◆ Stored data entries
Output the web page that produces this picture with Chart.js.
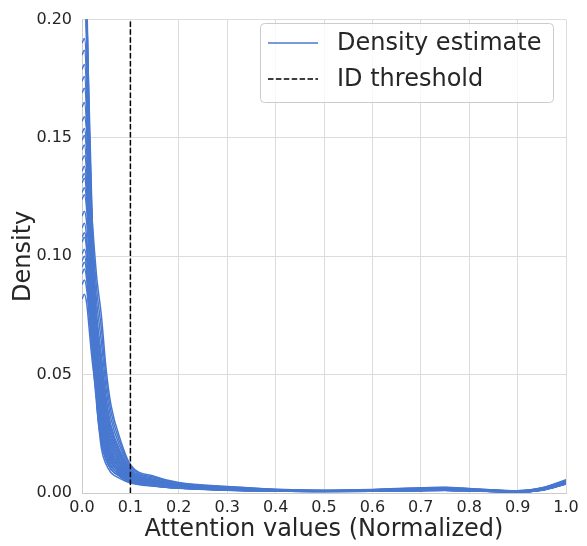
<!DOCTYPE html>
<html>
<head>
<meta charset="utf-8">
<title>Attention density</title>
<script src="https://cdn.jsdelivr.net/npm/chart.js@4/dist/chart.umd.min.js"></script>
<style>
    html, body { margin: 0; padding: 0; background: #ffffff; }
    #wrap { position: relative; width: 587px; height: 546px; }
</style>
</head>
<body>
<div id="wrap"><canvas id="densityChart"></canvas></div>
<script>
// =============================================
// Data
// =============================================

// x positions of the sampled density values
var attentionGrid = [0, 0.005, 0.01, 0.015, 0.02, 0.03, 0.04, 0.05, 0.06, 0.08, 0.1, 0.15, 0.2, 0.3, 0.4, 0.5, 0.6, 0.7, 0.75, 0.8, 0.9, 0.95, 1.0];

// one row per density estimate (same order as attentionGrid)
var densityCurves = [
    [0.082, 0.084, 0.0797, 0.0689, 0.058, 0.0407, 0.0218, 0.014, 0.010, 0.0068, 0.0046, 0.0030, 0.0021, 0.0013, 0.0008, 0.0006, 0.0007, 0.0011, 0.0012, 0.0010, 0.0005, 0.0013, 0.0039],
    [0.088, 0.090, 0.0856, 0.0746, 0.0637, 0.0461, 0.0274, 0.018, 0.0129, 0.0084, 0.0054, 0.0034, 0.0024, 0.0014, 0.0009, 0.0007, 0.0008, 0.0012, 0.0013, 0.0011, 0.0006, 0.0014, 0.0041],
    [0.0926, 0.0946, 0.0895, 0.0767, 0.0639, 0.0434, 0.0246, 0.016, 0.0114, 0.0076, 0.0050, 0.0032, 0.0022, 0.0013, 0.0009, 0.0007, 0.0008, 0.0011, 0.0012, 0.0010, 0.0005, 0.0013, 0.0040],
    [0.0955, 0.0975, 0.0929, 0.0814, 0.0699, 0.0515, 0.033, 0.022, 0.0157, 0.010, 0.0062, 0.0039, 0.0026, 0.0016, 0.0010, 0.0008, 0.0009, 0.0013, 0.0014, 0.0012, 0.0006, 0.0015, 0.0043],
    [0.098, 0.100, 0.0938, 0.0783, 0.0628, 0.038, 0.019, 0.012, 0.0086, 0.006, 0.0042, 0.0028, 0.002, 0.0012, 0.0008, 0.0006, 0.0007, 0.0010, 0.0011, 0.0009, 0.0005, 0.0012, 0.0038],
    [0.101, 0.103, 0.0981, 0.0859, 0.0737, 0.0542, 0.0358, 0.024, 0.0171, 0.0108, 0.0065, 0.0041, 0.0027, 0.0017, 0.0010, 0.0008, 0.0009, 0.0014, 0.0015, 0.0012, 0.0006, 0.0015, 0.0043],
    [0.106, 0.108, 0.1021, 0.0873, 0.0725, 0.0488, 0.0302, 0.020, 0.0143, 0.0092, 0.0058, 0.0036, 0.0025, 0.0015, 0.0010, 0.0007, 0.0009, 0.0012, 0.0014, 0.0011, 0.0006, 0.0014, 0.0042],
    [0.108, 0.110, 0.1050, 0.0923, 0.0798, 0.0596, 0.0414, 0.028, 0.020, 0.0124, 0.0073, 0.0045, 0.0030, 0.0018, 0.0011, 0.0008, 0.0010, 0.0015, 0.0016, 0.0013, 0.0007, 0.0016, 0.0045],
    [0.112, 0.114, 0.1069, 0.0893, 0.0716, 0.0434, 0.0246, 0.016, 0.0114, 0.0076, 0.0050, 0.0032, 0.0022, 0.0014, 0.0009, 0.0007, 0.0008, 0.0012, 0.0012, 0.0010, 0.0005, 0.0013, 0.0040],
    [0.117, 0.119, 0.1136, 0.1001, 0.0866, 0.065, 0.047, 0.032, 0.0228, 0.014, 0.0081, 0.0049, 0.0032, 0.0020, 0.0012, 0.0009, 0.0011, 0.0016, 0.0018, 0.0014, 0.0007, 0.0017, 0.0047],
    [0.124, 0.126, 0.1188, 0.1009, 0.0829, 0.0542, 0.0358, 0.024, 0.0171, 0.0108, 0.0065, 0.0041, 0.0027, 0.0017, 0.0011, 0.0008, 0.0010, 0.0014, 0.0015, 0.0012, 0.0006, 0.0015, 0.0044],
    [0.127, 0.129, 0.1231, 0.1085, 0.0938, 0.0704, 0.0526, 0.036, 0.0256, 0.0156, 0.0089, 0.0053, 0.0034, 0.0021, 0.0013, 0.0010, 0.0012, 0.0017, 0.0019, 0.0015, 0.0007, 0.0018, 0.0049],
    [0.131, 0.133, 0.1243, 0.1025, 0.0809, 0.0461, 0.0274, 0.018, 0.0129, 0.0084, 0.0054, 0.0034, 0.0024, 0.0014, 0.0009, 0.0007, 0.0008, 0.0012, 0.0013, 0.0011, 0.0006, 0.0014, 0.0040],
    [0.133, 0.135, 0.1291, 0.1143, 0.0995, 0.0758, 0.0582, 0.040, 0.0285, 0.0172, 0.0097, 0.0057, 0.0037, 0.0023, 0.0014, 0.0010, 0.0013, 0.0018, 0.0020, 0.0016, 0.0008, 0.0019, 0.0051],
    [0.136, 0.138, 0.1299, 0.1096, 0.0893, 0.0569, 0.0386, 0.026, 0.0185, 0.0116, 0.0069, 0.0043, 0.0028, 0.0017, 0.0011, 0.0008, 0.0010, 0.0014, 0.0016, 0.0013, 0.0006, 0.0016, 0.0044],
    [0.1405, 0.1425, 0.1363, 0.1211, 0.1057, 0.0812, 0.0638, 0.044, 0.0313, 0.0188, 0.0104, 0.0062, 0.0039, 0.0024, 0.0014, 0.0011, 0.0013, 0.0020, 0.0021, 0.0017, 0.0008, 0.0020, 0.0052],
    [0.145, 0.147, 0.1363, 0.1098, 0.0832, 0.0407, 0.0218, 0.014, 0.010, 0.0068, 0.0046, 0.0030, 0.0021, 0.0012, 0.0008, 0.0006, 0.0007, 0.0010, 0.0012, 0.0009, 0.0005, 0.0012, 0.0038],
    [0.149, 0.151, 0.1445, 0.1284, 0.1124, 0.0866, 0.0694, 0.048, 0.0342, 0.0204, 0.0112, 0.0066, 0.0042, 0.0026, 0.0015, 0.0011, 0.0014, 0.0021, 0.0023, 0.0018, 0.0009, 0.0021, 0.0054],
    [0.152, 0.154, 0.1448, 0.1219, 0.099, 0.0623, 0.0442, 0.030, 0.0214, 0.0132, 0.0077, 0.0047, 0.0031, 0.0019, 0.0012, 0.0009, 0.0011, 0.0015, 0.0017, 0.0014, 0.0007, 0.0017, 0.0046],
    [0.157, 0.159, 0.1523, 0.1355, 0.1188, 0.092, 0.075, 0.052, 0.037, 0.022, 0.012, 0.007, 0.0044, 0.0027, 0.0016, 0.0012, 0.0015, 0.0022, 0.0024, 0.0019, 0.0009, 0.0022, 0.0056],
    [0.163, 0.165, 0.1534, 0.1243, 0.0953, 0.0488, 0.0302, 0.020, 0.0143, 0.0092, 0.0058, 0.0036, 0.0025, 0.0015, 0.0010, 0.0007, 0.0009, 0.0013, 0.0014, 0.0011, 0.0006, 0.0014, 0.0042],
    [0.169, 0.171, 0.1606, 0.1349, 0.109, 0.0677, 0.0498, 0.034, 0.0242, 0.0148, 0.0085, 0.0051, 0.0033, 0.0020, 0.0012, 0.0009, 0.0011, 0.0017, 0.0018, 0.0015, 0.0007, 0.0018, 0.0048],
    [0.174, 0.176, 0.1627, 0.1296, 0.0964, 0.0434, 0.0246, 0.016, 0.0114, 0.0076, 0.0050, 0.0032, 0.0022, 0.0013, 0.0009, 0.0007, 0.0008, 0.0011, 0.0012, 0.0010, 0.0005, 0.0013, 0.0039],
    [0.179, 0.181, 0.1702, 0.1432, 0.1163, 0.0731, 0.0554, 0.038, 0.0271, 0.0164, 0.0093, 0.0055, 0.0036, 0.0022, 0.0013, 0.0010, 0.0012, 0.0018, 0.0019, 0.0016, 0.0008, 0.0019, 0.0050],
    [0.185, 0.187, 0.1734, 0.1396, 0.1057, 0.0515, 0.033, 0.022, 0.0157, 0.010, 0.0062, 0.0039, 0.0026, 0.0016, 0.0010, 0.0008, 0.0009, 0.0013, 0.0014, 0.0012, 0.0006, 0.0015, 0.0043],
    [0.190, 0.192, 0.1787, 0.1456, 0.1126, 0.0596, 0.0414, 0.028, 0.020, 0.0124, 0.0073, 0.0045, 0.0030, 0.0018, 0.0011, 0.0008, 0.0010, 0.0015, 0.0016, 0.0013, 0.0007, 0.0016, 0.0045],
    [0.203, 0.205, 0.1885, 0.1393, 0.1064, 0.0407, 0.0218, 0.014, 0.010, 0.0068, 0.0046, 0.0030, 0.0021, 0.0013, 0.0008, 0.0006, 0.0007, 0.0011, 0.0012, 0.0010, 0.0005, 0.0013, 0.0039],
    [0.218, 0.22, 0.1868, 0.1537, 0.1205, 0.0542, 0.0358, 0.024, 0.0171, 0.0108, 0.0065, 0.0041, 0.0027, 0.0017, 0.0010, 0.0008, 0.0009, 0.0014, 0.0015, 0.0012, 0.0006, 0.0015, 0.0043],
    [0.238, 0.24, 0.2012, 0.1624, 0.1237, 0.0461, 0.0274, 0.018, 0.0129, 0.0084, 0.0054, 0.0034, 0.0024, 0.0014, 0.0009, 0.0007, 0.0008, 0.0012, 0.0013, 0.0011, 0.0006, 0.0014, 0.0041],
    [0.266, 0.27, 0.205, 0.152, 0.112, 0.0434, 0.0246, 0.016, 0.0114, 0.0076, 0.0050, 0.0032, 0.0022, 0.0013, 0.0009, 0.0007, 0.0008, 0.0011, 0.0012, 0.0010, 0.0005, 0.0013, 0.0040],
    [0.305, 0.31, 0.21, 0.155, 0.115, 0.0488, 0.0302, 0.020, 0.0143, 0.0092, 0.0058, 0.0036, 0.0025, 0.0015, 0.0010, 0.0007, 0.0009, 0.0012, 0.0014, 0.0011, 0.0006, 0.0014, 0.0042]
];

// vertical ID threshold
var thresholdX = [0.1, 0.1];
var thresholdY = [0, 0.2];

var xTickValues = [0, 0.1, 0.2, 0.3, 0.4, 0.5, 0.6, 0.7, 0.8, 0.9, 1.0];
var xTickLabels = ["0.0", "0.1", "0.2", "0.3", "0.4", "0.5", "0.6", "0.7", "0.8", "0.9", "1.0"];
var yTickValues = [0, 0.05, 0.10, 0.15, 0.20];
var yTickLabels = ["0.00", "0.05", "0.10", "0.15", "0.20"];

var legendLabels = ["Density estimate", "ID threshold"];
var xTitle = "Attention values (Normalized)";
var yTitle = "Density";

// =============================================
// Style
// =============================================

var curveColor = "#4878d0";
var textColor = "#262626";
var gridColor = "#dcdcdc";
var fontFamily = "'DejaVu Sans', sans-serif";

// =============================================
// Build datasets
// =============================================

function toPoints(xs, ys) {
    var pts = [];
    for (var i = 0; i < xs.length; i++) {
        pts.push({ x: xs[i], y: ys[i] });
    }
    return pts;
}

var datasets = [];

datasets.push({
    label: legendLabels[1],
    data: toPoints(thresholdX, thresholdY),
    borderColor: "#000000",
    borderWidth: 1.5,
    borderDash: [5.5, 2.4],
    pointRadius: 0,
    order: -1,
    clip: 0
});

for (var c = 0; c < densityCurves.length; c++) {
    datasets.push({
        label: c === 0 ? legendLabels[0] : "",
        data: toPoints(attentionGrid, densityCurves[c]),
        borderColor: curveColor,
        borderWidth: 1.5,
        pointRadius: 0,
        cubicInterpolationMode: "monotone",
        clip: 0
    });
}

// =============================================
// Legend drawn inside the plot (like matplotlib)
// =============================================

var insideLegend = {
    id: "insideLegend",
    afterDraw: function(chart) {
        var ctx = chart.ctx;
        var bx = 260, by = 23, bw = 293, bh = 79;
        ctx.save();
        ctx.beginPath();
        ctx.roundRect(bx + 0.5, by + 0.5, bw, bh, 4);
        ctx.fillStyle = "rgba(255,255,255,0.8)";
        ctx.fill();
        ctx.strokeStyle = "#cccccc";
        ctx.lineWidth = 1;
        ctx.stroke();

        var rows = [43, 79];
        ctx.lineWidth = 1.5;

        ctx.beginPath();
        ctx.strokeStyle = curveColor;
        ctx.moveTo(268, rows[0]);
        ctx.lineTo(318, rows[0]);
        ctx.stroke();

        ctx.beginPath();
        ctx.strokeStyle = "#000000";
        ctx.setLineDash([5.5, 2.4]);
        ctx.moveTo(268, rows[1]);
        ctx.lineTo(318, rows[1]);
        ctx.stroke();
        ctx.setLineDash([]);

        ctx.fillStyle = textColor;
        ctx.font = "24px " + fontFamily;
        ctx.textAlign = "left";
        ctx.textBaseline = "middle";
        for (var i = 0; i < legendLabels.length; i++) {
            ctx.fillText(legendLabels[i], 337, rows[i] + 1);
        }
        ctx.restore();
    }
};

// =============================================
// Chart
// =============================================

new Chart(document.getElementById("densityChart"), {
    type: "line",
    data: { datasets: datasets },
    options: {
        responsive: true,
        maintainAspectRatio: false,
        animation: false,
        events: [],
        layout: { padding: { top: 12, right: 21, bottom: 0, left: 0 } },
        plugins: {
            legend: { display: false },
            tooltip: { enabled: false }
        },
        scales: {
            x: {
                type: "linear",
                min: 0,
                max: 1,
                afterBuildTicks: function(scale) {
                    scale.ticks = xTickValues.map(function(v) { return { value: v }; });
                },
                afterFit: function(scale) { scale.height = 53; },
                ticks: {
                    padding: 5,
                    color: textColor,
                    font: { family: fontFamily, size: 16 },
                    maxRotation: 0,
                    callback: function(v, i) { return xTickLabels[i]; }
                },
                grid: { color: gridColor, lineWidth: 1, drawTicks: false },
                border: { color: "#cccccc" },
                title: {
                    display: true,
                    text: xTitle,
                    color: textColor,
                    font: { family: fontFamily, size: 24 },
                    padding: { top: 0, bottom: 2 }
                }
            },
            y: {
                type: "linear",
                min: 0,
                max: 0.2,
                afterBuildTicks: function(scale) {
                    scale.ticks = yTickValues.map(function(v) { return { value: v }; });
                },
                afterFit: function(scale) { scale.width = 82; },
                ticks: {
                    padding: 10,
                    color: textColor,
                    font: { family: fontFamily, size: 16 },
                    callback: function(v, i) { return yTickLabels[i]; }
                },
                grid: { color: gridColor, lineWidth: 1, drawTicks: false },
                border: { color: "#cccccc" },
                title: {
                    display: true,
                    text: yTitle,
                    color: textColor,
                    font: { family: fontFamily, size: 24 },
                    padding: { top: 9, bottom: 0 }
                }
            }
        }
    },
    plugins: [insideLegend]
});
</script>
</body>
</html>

* * *

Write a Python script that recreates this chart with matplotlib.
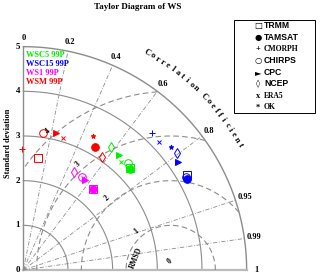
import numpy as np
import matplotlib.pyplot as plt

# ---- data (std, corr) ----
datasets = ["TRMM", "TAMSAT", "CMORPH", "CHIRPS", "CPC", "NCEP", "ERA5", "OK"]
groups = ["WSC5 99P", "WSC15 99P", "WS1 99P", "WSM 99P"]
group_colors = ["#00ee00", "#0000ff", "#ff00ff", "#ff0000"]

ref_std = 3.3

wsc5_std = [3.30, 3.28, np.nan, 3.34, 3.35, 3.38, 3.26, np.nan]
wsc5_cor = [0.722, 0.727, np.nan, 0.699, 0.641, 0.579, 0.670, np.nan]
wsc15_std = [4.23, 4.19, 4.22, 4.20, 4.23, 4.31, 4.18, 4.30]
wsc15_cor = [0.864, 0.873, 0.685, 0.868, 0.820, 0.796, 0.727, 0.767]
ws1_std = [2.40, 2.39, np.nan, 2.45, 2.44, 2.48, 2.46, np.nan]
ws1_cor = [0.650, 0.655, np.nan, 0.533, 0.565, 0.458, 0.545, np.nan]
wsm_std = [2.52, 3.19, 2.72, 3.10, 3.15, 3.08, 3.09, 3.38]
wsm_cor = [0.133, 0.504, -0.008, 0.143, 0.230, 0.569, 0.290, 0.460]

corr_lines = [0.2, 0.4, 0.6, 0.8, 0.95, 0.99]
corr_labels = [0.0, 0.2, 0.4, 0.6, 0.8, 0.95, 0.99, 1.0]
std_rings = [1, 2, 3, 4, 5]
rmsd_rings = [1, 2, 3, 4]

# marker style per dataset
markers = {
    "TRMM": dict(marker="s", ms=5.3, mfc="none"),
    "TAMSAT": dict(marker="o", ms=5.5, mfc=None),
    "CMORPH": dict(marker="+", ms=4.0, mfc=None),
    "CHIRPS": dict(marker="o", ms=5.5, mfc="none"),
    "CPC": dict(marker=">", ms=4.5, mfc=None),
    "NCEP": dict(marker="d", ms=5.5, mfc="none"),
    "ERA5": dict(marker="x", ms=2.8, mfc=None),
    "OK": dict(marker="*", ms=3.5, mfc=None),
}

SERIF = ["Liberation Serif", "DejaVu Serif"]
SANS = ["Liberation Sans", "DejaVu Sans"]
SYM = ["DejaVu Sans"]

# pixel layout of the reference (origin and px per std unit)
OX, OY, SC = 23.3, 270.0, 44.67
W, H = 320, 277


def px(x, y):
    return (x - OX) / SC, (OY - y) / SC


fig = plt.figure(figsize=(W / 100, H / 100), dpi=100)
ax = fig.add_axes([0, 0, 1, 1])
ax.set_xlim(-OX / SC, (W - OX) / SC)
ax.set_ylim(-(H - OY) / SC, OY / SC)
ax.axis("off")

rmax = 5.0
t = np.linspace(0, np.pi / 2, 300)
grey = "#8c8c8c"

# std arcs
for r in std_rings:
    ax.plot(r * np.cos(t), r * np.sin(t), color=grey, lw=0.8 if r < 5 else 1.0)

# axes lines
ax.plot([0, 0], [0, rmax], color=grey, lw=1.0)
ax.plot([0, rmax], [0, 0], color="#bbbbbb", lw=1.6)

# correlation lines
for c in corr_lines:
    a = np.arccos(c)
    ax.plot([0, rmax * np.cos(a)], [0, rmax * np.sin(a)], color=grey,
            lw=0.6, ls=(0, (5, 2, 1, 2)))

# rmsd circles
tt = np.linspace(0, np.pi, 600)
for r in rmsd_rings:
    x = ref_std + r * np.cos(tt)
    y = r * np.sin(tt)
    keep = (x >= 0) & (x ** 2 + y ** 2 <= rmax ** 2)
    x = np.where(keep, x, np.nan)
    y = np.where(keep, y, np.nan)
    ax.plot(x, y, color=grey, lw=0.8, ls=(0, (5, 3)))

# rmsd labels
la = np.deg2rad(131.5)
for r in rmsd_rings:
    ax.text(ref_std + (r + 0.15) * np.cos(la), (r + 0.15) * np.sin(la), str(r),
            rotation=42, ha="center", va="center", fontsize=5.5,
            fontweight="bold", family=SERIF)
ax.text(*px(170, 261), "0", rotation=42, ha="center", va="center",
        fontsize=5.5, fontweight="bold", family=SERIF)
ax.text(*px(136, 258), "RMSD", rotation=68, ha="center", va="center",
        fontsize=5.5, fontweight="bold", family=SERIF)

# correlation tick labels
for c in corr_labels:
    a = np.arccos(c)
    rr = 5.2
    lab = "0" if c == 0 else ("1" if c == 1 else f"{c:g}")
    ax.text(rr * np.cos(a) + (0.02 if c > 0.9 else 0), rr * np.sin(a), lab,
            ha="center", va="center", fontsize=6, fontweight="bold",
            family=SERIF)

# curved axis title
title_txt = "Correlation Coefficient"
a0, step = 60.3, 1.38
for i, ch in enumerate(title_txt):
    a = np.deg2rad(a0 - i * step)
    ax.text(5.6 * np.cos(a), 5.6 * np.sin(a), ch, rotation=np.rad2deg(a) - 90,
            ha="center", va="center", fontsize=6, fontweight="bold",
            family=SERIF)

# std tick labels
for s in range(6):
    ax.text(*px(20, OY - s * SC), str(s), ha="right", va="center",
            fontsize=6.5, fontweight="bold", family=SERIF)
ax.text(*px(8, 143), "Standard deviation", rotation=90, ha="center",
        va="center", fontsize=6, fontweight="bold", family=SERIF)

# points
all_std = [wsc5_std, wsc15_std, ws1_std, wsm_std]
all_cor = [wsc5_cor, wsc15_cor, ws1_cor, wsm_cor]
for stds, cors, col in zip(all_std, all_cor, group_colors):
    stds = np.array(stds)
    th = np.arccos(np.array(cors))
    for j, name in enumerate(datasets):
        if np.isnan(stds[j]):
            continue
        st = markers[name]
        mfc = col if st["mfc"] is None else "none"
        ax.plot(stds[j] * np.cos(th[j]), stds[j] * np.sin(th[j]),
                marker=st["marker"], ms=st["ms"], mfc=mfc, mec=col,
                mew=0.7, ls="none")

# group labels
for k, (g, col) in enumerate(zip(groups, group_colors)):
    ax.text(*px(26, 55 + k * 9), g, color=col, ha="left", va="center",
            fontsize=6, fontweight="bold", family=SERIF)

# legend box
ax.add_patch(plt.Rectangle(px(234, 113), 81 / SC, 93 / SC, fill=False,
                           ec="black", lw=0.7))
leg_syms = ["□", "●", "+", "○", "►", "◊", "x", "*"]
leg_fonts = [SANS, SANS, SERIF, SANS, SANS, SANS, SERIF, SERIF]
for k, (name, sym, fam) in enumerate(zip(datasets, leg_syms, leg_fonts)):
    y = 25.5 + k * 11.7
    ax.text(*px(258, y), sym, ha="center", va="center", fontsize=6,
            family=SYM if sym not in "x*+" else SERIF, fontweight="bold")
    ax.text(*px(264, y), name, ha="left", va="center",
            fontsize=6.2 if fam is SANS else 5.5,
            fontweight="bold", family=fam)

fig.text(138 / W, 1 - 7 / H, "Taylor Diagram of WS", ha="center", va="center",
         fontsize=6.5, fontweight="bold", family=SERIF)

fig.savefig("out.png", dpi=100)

◆ WORK INSTRUCTIONS
Make an exact copy of the lines from the one containing "Write a Python" to the one containing "ref_std = 3.3", keeping both and leaving out every picture.

◆ FULL SOLUTION
Write a Python script that recreates this chart with matplotlib.
import numpy as np
import matplotlib.pyplot as plt

# ---- data (std, corr) ----
datasets = ["TRMM", "TAMSAT", "CMORPH", "CHIRPS", "CPC", "NCEP", "ERA5", "OK"]
groups = ["WSC5 99P", "WSC15 99P", "WS1 99P", "WSM 99P"]
group_colors = ["#00ee00", "#0000ff", "#ff00ff", "#ff0000"]

ref_std = 3.3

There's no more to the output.